Tra i monumenti rimossi recentemente da una piazza di Barcellona vi è quella del mercante di schiavi Antonio López. Non sono però solo le statue dei rappresentanti politici a provocare queste sensazioni. Anche le immagini di idoli sportivi o del mondo dello spettacolo possono essere esaltate o usurpate. Penso agli sticker di Maradona che sono apparsi a fianco delle statue di San Gennaro a Napoli quando l’Italia ha vinto lo scudetto e alle immagini di Macron bruciate dai gilet gialli, o al recente attentato contro una statua pubblica del filosofo prussiano Kant, in una città che prima era tedesca e che oggi è russa. È l’ennesimo esempio della nostra incapacità a giudicare le immagini come avrebbe voluto lo stesso Kant, con distanza e rispetto. Allo stesso tempo queste azioni indicano il potere delle immagini e la loro capacità di metterci di fronte ai fantasmi della storia. Generalmente viene sfigurato il volto delle statue, specialmente gli occhi, in modo da negare loro la forza dello sguardo, altre volte vengono macchiate con colore o scritte, altre volte mutilate”.
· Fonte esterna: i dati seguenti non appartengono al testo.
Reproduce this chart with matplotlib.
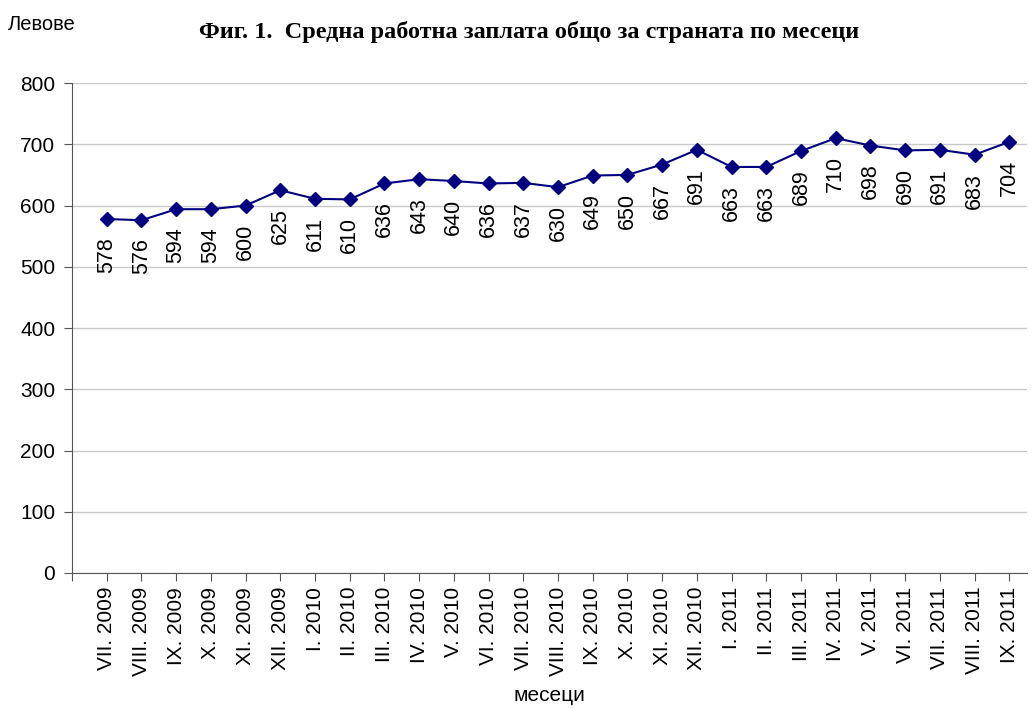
import matplotlib
matplotlib.use("Agg")
import matplotlib.pyplot as plt

months = ["VII. 2009", "VIII. 2009", "IX. 2009", "X. 2009", "XI. 2009", "XII. 2009",
          "I. 2010", "II. 2010", "III. 2010", "IV. 2010", "V. 2010", "VI. 2010",
          "VII. 2010", "VIII. 2010", "IX. 2010", "X. 2010", "XI. 2010", "XII. 2010",
          "I. 2011", "II. 2011", "III. 2011", "IV. 2011", "V. 2011", "VI. 2011",
          "VII. 2011", "VIII. 2011", "IX. 2011"]
salary = [578, 576, 594, 594, 600, 625, 611, 610, 636, 643, 640, 636, 637, 630,
          649, 650, 667, 691, 663, 663, 689, 710, 698, 690, 691, 683, 704]

plt.rcParams["font.family"] = ["Liberation Sans", "DejaVu Sans"]

fig = plt.figure(figsize=(10.32, 7.08), dpi=100)
ax = fig.add_axes([0.0698, 0.1907, 0.925, 0.692])

x = list(range(len(salary)))
ax.plot(x, salary, color="#000080", lw=1.5, marker="D", ms=7, zorder=3)
for xi, v in zip(x, salary):
    ax.annotate(str(v), (xi, v), xytext=(0, -13), textcoords="offset points",
                rotation=90, ha="center", va="top", fontsize=15.5)

ax.set_ylim(0, 800)
ax.set_yticks(range(0, 801, 100))
ax.set_xlim(-1, len(salary) - 0.5)
ax.set_xticks([-1] + x)
ax.set_xticklabels([""] + months, rotation=90, fontsize=15)
ax.tick_params(axis="y", labelsize=15, length=6, color="#555555", pad=6)
ax.tick_params(axis="x", length=6, color="#555555", pad=4)
ax.grid(axis="y", color="#c8c8c8", lw=1)
ax.set_axisbelow(True)
for s in ["top", "right"]:
    ax.spines[s].set_visible(False)
ax.spines["left"].set_color("#555555")
ax.spines["bottom"].set_color("#555555")

ax.set_xlabel("месеци", fontsize=15, labelpad=7)
fig.text(0.008, 0.965, "Левове", fontsize=14.5, ha="left", va="center")
fig.text(0.513, 0.955, "Фиг. 1.  Средна работна заплата общо за страната по месеци",
         family="Liberation Serif", weight="bold", fontsize=17.5, ha="center", va="center")

fig.savefig("out.png", dpi=100)
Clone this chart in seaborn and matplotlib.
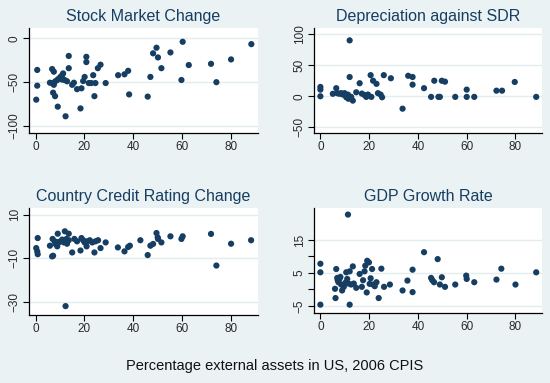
import pandas as pd
import matplotlib
matplotlib.use("Agg")
import matplotlib.pyplot as plt
import seaborn as sns

# Stock Market Change
stock_x = [0.7, 0.7, 0.3, 5.9, 6.8, 7.5, 7.2, 8.0, 8.1, 8.9, 9.1, 9.5, 10.2, 10.9,
           11.3, 11.9, 12.3, 12.9, 13.6, 13.6, 15.0, 15.7, 17.0, 18.8, 18.4, 19.5,
           20.1, 20.8, 20.8, 21.8, 22.8, 23.6, 24.1, 24.5, 25.5, 26.6, 28.7, 33.8,
           36.4, 37.9, 38.3, 45.9, 47.0, 48.1, 49.5, 50.1, 51.5, 55.2, 59.7, 60.2,
           62.7, 71.8, 74.0, 80.0, 88.3, 6.8, 7.5, 10.9]
stock_y = [-36, -54, -70, -50.6, -51, -53, -62, -66, -49, -47.5, -78, -46, -44, -42,
           -40, -47.5, -89, -49, -20, -34, -53, -50.6, -58, -57, -80, -48.7,
           -44, -21, -27, -51, -51, -42, -66, -51, -34, -30, -51, -42,
           -41, -37, -64, -66.5, -44, -17, -10.6, -21.7, -34, -16, -47.5, -3.8,
           -30.4, -29, -50, -24, -6.5, -35, -38, -47]

# Depreciation against SDR
dep_x = [0, 0, 0, 12.0, 12.0, 5.1, 6.5, 6.9, 7.8, 8.5, 9.2, 9.9, 10.6, 11.3, 11.5,
         12.6, 13.3, 14.7, 16.1, 17.0, 18.1, 18.8, 19.5, 20.6, 20.9, 21.6, 23.0,
         23.6, 24.7, 25.3, 26.0, 28.9, 33.7, 36.0, 37.8, 37.8, 42.5, 46.7, 45.4,
         48.4, 49.0, 49.8, 51.1, 55.3, 60.0, 60.0, 63.1, 72.2, 74.5, 79.7, 88.5]
dep_y = [15, 10.7, 0, 90, 31, 4, 13, 5, 4, 5, 2.7, 5, -1.6, 2.7, -4,
         -1, -7, 6.4, 21, 4.3, 2, -1, 2.7, 34, -1, 25, 20,
         5, 2.7, -1.6, 34, 29, -20, 33, 31, 18.7, 13, 25, -1,
         -1, -1, 25, 23.5, -1, 10.7, -1, -1, 9, 9, 23, -1]

# Country Credit Rating Change
credit_x = [0.3, 0.7, 0.9, 0.9, 5.9, 6.8, 7.2, 7.0, 7.8, 8.2, 8.6, 8.9, 9.1, 9.5,
            10.2, 10.9, 11.6, 12.0, 12.3, 12.7, 12.9, 13.6, 13.6, 15.0, 15.9, 17.0,
            18.4, 18.8, 19.5, 20.1, 20.9, 21.1, 22.2, 23.2, 24.1, 24.5, 25.6, 26.6,
            28.7, 33.7, 36.4, 37.9, 38.6, 42.9, 45.9, 47.0, 48.1, 49.5, 50.0, 50.1,
            51.5, 55.2, 59.7, 60.2, 71.8, 74.0, 80.0, 88.2, 12.3]
credit_y = [-5.4, -6.9, -8.2, -0.8, -4.3, -9.2, -8.9, -1.2, -2.3, -3.5, -2.6, -4.6, 1.2, -2.8,
            -2.3, -1.5, -2.8, 2.3, -2.3, -1.2, -3.4, 1.2, -1.8, -7.4, -1.2, -2.3,
            -6.5, -0.8, -1.8, -2.8, -4.6, -2.3, -1.8, -2.8, -7.4, -2.3, -1.8, -5.4,
            -2.8, -5.1, -6.9, -4.9, -4.3, -1.8, -8.6, -4.3, -3.5, 1.5, -0.5, -1.2,
            -2.8, 0.0, -1.2, 0.0, 1.1, -13.4, -3.4, -1.8, -32]

# GDP Growth Rate
gdp_x = [0, 0, 0, 11.3, 6.0, 6.2, 6.5, 6.9, 7.1, 7.4, 7.8, 8.2, 8.5, 8.9, 9.6,
         10.2, 10.6, 11.0, 11.5, 12.0, 12.0, 12.6, 13.3, 13.7, 14.7, 16.1, 17.0,
         17.5, 18.1, 18.4, 19.0, 19.2, 19.9, 20.2, 20.6, 21.2, 21.6, 22.3, 23.0,
         23.9, 25.0, 26.1, 28.5, 33.7, 35.7, 37.8, 37.8, 42.5, 45.4, 45.9, 46.6,
         48.1, 49.0, 49.8, 51.1, 55.3, 59.8, 60.0, 63.1, 72.2, 74.2, 80.0, 88.5]
gdp_y = [7.8, 5.2, -4.6, 22.7, 0.2, -2.6, 6.2, 3.5, 2.8, 2.2, 3.2, 3.8, 1.5, -0.3, 0.8,
         2.0, 5.2, 3.2, 1.8, 5.5, -4.6, 1.5, 7.0, 1.8, 0.5, 4.7, 0.8,
         2.8, 5.5, 7.2, -0.9, 8.7, 8.2, 1.7, 3.4, 6.2, 1.5, 1.0, 2.2,
         -2.6, 6.3, 0.8, 1.5, -0.3, 2.7, 6.0, -0.8, 11.3, 3.5, 2.8, 2.2,
         9.2, 1.5, 3.7, 0.8, 1.5, 4.2, 3.2, 2.2, 3.0, 6.3, 1.5, 5.2]

titles = ["Stock Market Change", "Depreciation against SDR",
          "Country Credit Rating Change", "GDP Growth Rate"]
xlabel = "Percentage external assets in US, 2006 CPIS"

bg = "#eaf2f3"
navy = "#163e62"

sns.set_theme(style="white")
plt.rcParams["font.family"] = ["Liberation Sans", "DejaVu Sans"]

fig = plt.figure(figsize=(5.5, 3.83), dpi=100, facecolor=bg)

rects = [[0.053, 0.653, 0.416, 0.274],
         [0.571, 0.653, 0.415, 0.274],
         [0.053, 0.178, 0.416, 0.279],
         [0.571, 0.183, 0.415, 0.274]]

panels = [
    (stock_x, stock_y, (-108, 12), [-100, -50, 0], []),
    (dep_x, dep_y, (-59, 110), [-50, 0, 50, 100], []),
    (credit_x, credit_y, (-36, 13), [-30, -10, 10], []),
    (gdp_x, gdp_y, (-7.1, 24.7), [-5, 5, 15], [0, 10]),
]

for i, (xs, ys, ylim, yticks, yminor) in enumerate(panels):
    ax = fig.add_axes(rects[i])
    ax.set_facecolor("white")
    df = pd.DataFrame({"x": xs, "y": ys})
    sns.scatterplot(data=df, x="x", y="y", ax=ax, color=navy, s=20,
                    marker="o", edgecolor="none", zorder=3)
    ax.set_xlim(-2.6, 91)
    ax.set_ylim(*ylim)
    ax.set_xticks([0, 20, 40, 60, 80])
    ax.set_yticks(yticks)
    if yminor:
        ax.set_yticks(yminor, minor=True)
        ax.tick_params(axis="y", which="minor", direction="out", length=4,
                       width=0.8, color="black", left=True)
    # light gridlines at the labelled y values
    for yv in yticks:
        ax.axhline(yv, color="#e3ecee", lw=1, zorder=1)
    for s in ["top", "right"]:
        ax.spines[s].set_visible(False)
    for s in ["left", "bottom"]:
        ax.spines[s].set_color("black")
        ax.spines[s].set_linewidth(0.9)
    ax.tick_params(axis="both", direction="out", length=4, width=0.8,
                   color="black", labelsize=8.5, labelcolor="#2a2a2a",
                   left=True, bottom=True, pad=2)
    for lab in ax.get_yticklabels():
        lab.set_rotation(90)
        lab.set_va("center")
    ax.set_xlabel("")
    ax.set_ylabel("")
    ax.set_title(titles[i], color=navy, fontsize=11.5, pad=5)

fig.text(0.5, 0.045, xlabel, ha="center", va="center", fontsize=10.5, color="#111111")

fig.savefig("out.png", dpi=100, facecolor=bg)
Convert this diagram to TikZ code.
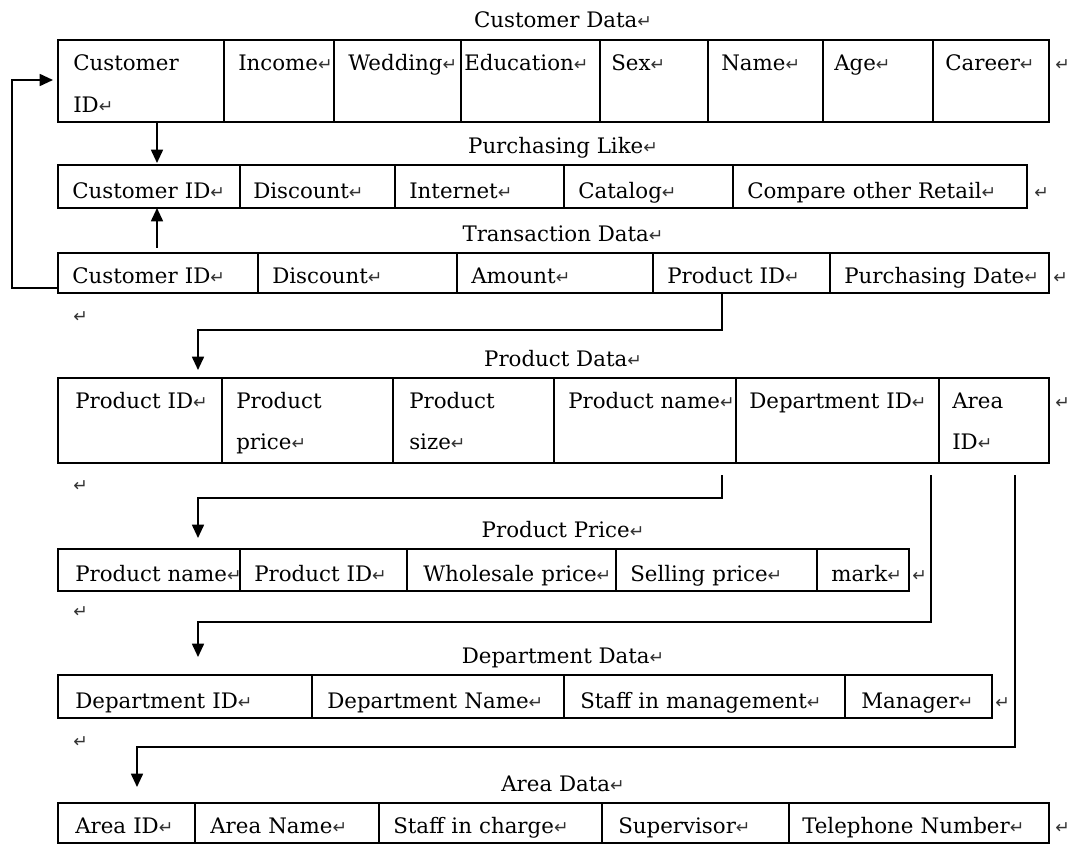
\documentclass[tikz,border=0pt]{standalone}
\usepackage{fontspec}
\setmainfont{DejaVu Serif}
\newfontfamily\pmf{DejaVu Sans}
\usetikzlibrary{arrows.meta,calc}
\newcommand\pmk{{\pmf\fontsize{13}{14}\selectfont\color{black!80}\char"21B5}}
\newcommand\tcell[5]{%
  \node[cellbox, minimum width={(#3-#2)*0.75pt}, minimum height={(\yb-\yt)*0.75pt}] (#1) at (#2,\yt) {};
  \node[celltext] (#1t) at (#4,\ybl) {#5};
}
\tikzset{
  txt/.style={font=\fontsize{16}{31}\selectfont},
  cellbox/.style={draw, line width=1.3pt, inner sep=0pt, outer sep=0pt, anchor=north west},
  celltext/.style={txt, anchor=base west, inner sep=0pt, text width=12cm, align=left},
  title/.style={txt, anchor=base, inner sep=0pt},
  pmnode/.style={anchor=base west, inner sep=0pt},
  conn/.style={line width=1.3pt, -{Triangle[length=10pt,width=9pt]}},
}
\begin{document}
\begin{tikzpicture}[x=0.75pt,y=-0.75pt]
\fill[white] (0,0) rectangle (1069,845);
\useasboundingbox (0,0) rectangle (1069,845);

% ---------- Customer Data
\node[title] (tCD) at (563,28) {Customer Data\pmk};
\def\yt{40}\def\yb{122}\def\ybl{71}
\tcell{c1}{58}{224}{73}{Customer\\ID\pmk}
\tcell{c2}{224}{334}{238}{Income\pmk}
\tcell{c3}{334}{461}{348}{Wedding\pmk}
\tcell{c4}{461}{600}{464}{Education\pmk}
\tcell{c5}{600}{708}{611}{Sex\pmk}
\tcell{c6}{708}{823}{721}{Name\pmk}
\tcell{c7}{823}{933}{834}{Age\pmk}
\tcell{c8}{933}{1049}{945}{Career\pmk}
\node[pmnode] (m1) at (1055,71) {\pmk};

% ---------- Purchasing Like
\node[title] (tPL) at (563,153) {Purchasing Like\pmk};
\def\yt{165}\def\yb{208}\def\ybl{198}
\tcell{pl1}{58}{240}{72}{Customer ID\pmk}
\tcell{pl2}{240}{395}{253}{Discount\pmk}
\tcell{pl3}{395}{564}{409}{Internet\pmk}
\tcell{pl4}{564}{733}{578}{Catalog\pmk}
\tcell{pl5}{733}{1027}{747}{Compare other Retail\pmk}
\node[pmnode] (m2) at (1034,198) {\pmk};

% ---------- Transaction Data
\node[title] (tTD) at (563,241) {Transaction Data\pmk};
\def\yt{253}\def\yb{293}\def\ybl{283}
\tcell{tr1}{58}{258}{72}{Customer ID\pmk}
\tcell{tr2}{258}{457}{272}{Discount\pmk}
\tcell{tr3}{457}{653}{471}{Amount\pmk}
\tcell{tr4}{653}{830}{667}{Product ID\pmk}
\tcell{tr5}{830}{1049}{844}{Purchasing Date\pmk}
\node[pmnode] (m3) at (1053,283) {\pmk};
\node[pmnode] (m4) at (73,322) {\pmk};

% ---------- Product Data
\node[title] (tPD) at (563,366) {Product Data\pmk};
\def\yt{378}\def\yb{463}\def\ybl{408}
\tcell{pd1}{58}{222}{75}{Product ID\pmk}
\tcell{pd2}{222}{393}{236}{Product\\price\pmk}
\tcell{pd3}{393}{554}{409}{Product\\size\pmk}
\tcell{pd4}{554}{736}{568}{Product name\pmk}
\tcell{pd5}{736}{939}{749}{Department ID\pmk}
\tcell{pd6}{939}{1049}{952}{Area\\ID\pmk}
\node[pmnode] (m5) at (1055,408) {\pmk};
\node[pmnode] (m6) at (73,491) {\pmk};

% ---------- Product Price
\node[title] (tPP) at (563,537) {Product Price\pmk};
\def\yt{549}\def\yb{591}\def\ybl{581}
\tcell{pp1}{58}{240}{75}{Product name\pmk}
\tcell{pp2}{240}{407}{254}{Product ID\pmk}
\tcell{pp3}{407}{616}{423}{Wholesale price\pmk}
\tcell{pp4}{616}{817}{630}{Selling price\pmk}
\tcell{pp5}{817}{909}{831}{mark\pmk}
\node[pmnode] (m7) at (912,581) {\pmk};
\node[pmnode] (m8) at (73,617) {\pmk};

% ---------- Department Data
\node[title] (tDD) at (563,663) {Department Data\pmk};
\def\yt{675}\def\yb{718}\def\ybl{708}
\tcell{dp1}{58}{312}{75}{Department ID\pmk}
\tcell{dp2}{312}{564}{327}{Department Name\pmk}
\tcell{dp3}{564}{845}{580}{Staff in management\pmk}
\tcell{dp4}{845}{992}{861}{Manager\pmk}
\node[pmnode] (m9) at (995,708) {\pmk};
\node[pmnode] (m10) at (73,747) {\pmk};

% ---------- Area Data
\node[title] (tAD) at (563,791) {Area Data\pmk};
\def\yt{803}\def\yb{843}\def\ybl{833}
\tcell{ar1}{58}{195}{75}{Area ID\pmk}
\tcell{ar2}{195}{379}{210}{Area Name\pmk}
\tcell{ar3}{379}{602}{393}{Staff in charge\pmk}
\tcell{ar4}{602}{789}{618}{Supervisor\pmk}
\tcell{ar5}{789}{1049}{802}{Telephone Number\pmk}
\node[pmnode] (m11) at (1055,833) {\pmk};

% ---------- connectors
\coordinate (xa) at (157,0);
\coordinate (xb) at (722,0);
\coordinate (xc) at (198,0);
\coordinate (xd) at (931,0);
\coordinate (xe) at (1015,0);
\coordinate (xf) at (137,0);

\draw[conn, shorten >=3.75pt] ($(tr1.south west)+(0,-5)$) -- ++(-46,0) |- ($(c1.north west)+(0,40)$);
\draw[conn, shorten >=1.5pt] (c1.south -| xa) -- (pl1.north -| xa);
\draw[conn, shorten <=4pt] (tr1.north -| xa) -- (pl1.south -| xa);
\draw[conn, shorten >=6pt] (tr4.south -| xb) -- ++(0,37) -| (pd1.north -| xc);
\draw[conn, shorten <=9pt, shorten >=8.25pt] (pd4.south -| xb) -- ++(0,35) -| (pp1.north -| xc);
\draw[conn, shorten <=9pt, shorten >=13.5pt] (pd5.south -| xd) -- ++(0,159) -| (dp1.north -| xc);
\draw[conn, shorten <=9pt, shorten >=12pt] (pd6.south -| xe) -- ++(0,284) -| (ar1.north -| xf);
\end{tikzpicture}
\end{document}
Tutto quello che non si accetta si elimina: un’attitudine repressiva e ignorante. Però la storia rimane. Che ci piacciano o no, i fatti e gli eventi sono successi, che suscitino vergogna, indignazione o simpatia. Ed è sempre una storia di vincitori e vinti –anche se a volte non si sa bene chi è chi, per questo la storia deve essere raccontata, spiegata, senza doverla giustificare, fornendo tutte le “armi” interpretative necessarie per conoscere e comprendere quello che è successo. L’oblio forzato che si pratica oggi è un errore tragico – con conseguenze imprevedibili. La distruzione di testimonianze moleste impedisce qualsiasi valutazione critica. Negando la conoscenza ci muoviamo come se fossimo ciechi – un procedimiento abituale nelle dittature, dove si tergiversa la storia, con una narrazione che difficilmente scappa al controllo e alla manipolazione. Per questo, qualsiasi elemento, documento, testo o immagine che può aiutare a “mettere in prospettiva” la storia, per vederla meglio, con tutte le sue contraddizioni, deve essere difeso e promosso. Una statua soppressa o distrutta è un buco nero nella trama della storia”.